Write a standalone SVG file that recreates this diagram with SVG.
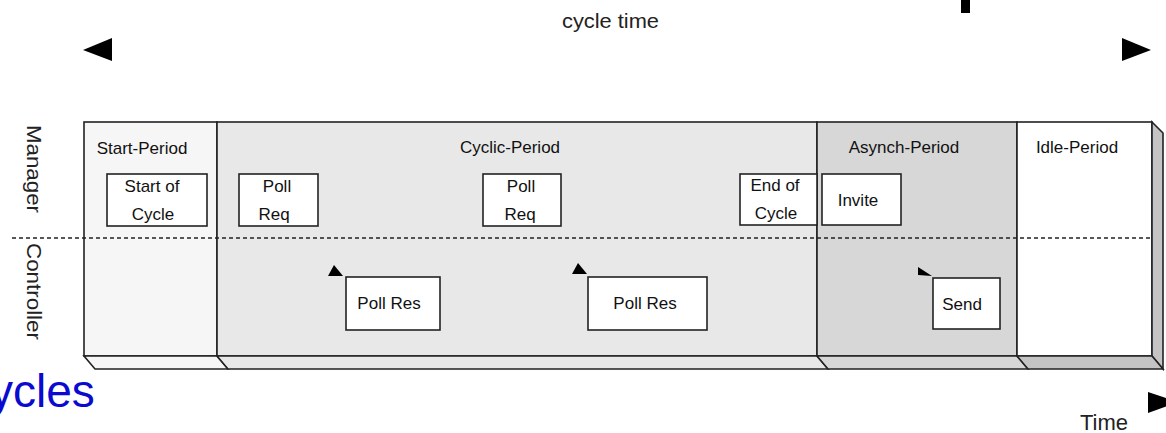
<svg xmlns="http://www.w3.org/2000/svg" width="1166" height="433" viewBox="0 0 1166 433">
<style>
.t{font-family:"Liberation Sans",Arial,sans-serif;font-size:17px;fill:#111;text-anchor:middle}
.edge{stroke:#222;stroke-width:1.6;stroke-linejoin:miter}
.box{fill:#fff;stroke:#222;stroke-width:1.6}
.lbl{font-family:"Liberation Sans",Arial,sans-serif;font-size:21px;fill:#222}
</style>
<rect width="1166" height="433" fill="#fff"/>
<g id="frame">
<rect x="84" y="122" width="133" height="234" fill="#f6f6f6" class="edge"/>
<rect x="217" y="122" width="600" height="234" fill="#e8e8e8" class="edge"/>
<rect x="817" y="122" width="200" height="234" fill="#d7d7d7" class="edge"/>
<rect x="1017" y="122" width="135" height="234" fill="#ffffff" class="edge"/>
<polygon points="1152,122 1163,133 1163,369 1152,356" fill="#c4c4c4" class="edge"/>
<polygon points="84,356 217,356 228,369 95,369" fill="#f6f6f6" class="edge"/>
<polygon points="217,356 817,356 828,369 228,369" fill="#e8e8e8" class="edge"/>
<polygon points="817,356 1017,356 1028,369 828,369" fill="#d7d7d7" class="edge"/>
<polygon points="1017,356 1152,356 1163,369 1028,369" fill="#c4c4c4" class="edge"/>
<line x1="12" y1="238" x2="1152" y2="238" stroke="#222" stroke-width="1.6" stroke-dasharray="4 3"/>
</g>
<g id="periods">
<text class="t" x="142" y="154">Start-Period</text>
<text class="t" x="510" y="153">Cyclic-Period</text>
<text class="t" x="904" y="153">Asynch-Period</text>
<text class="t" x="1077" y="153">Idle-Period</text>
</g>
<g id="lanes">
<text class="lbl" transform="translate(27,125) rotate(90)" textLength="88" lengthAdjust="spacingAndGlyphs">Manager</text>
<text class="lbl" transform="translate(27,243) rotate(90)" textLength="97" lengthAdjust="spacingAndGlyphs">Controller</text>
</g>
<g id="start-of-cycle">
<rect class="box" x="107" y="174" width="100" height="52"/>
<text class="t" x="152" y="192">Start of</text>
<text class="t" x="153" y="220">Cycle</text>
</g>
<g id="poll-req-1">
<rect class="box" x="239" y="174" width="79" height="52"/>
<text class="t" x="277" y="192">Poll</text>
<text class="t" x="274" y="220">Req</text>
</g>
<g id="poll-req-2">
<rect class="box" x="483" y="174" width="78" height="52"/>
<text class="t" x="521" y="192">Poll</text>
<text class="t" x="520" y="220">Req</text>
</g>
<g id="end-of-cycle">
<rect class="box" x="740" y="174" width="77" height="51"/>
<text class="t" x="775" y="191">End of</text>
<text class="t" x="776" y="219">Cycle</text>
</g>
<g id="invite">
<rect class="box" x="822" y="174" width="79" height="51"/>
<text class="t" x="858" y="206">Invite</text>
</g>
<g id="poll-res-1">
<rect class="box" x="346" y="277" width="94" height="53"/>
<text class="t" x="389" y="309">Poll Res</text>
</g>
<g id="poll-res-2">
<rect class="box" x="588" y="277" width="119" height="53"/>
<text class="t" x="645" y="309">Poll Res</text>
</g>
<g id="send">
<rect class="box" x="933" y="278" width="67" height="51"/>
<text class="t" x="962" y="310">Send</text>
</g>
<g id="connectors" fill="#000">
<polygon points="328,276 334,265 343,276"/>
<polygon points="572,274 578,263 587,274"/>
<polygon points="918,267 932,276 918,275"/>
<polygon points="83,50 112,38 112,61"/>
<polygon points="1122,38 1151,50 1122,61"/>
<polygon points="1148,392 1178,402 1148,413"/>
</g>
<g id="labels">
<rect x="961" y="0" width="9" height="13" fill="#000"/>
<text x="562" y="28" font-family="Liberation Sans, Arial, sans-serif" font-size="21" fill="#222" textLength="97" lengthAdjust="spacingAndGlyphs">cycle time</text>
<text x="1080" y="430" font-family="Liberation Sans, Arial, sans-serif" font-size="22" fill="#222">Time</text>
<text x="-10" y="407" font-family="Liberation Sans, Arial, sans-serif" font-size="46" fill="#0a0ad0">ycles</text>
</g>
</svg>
··········
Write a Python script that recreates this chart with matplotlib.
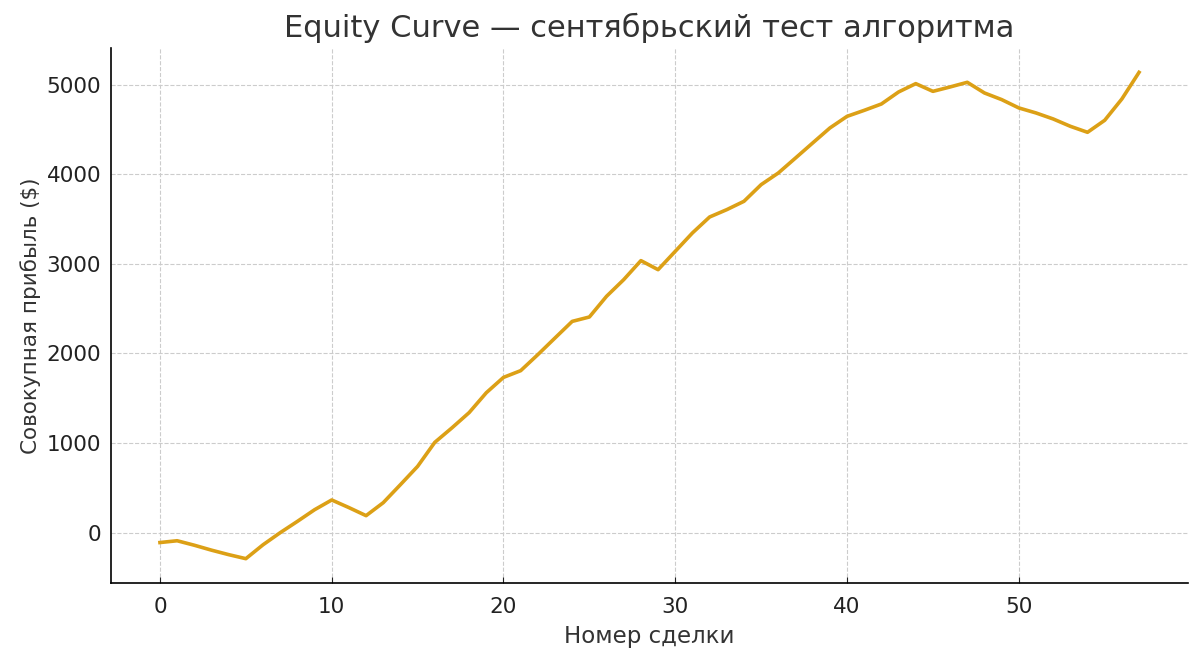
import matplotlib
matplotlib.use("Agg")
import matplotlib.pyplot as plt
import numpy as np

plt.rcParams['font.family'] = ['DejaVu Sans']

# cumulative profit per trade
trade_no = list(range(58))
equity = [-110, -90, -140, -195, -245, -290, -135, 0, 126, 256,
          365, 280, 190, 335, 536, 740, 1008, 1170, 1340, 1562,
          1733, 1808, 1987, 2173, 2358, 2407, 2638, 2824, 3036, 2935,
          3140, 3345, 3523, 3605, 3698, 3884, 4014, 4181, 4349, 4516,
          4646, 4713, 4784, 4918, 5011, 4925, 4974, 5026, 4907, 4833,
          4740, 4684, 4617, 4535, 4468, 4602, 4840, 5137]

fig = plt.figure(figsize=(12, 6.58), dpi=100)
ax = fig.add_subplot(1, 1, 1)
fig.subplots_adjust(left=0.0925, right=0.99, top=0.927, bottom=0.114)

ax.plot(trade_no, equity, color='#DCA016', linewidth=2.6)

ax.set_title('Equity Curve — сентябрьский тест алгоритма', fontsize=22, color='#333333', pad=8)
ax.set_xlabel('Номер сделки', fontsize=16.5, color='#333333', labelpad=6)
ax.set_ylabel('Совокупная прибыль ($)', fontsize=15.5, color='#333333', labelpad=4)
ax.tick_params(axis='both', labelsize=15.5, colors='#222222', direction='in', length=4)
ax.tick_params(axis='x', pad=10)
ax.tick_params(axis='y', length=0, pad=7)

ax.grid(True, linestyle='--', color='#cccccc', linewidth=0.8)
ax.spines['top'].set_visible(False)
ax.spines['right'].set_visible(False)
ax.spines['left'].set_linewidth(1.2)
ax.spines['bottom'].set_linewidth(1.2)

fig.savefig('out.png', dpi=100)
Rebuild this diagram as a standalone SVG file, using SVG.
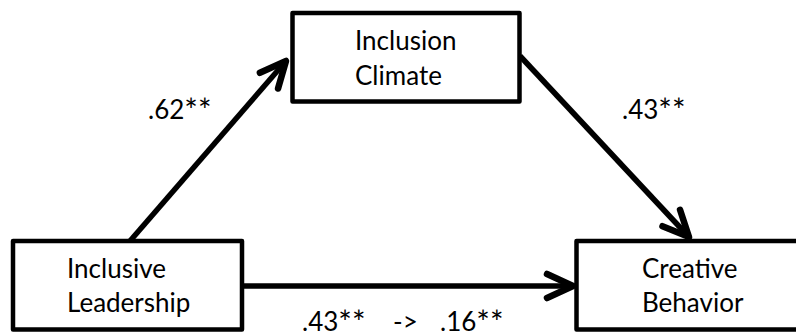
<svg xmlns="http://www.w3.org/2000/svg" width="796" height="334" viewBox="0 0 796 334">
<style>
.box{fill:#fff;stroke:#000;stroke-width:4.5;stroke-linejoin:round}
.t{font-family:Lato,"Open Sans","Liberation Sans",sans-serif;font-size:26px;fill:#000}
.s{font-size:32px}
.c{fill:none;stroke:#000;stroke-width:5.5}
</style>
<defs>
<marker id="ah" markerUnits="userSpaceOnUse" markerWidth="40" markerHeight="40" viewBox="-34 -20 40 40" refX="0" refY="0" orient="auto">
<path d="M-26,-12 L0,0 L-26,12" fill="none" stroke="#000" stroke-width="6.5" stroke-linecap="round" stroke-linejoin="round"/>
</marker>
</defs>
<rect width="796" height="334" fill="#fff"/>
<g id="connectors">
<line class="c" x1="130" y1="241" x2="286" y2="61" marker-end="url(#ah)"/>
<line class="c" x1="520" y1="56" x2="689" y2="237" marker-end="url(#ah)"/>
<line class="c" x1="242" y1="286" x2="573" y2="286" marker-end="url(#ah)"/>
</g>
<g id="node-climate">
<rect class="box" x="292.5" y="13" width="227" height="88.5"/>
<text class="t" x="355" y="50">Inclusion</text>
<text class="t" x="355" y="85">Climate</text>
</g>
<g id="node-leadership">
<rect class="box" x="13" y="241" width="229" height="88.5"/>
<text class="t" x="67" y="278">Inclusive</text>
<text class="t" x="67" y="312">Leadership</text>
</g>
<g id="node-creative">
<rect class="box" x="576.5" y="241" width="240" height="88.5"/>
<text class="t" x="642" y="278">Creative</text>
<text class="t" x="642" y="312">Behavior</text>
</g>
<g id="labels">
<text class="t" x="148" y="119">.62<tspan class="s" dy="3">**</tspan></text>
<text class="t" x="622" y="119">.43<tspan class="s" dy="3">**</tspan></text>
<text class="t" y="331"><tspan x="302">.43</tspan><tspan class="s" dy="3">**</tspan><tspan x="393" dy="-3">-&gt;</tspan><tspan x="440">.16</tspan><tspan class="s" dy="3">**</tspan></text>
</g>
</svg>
··········
Your objective: Where a line above contains the word "diagram", copy that line.

Exercise output:
Write a standalone SVG file that recreates this diagram with SVG.
Rebuild this diagram as a standalone SVG file, using SVG.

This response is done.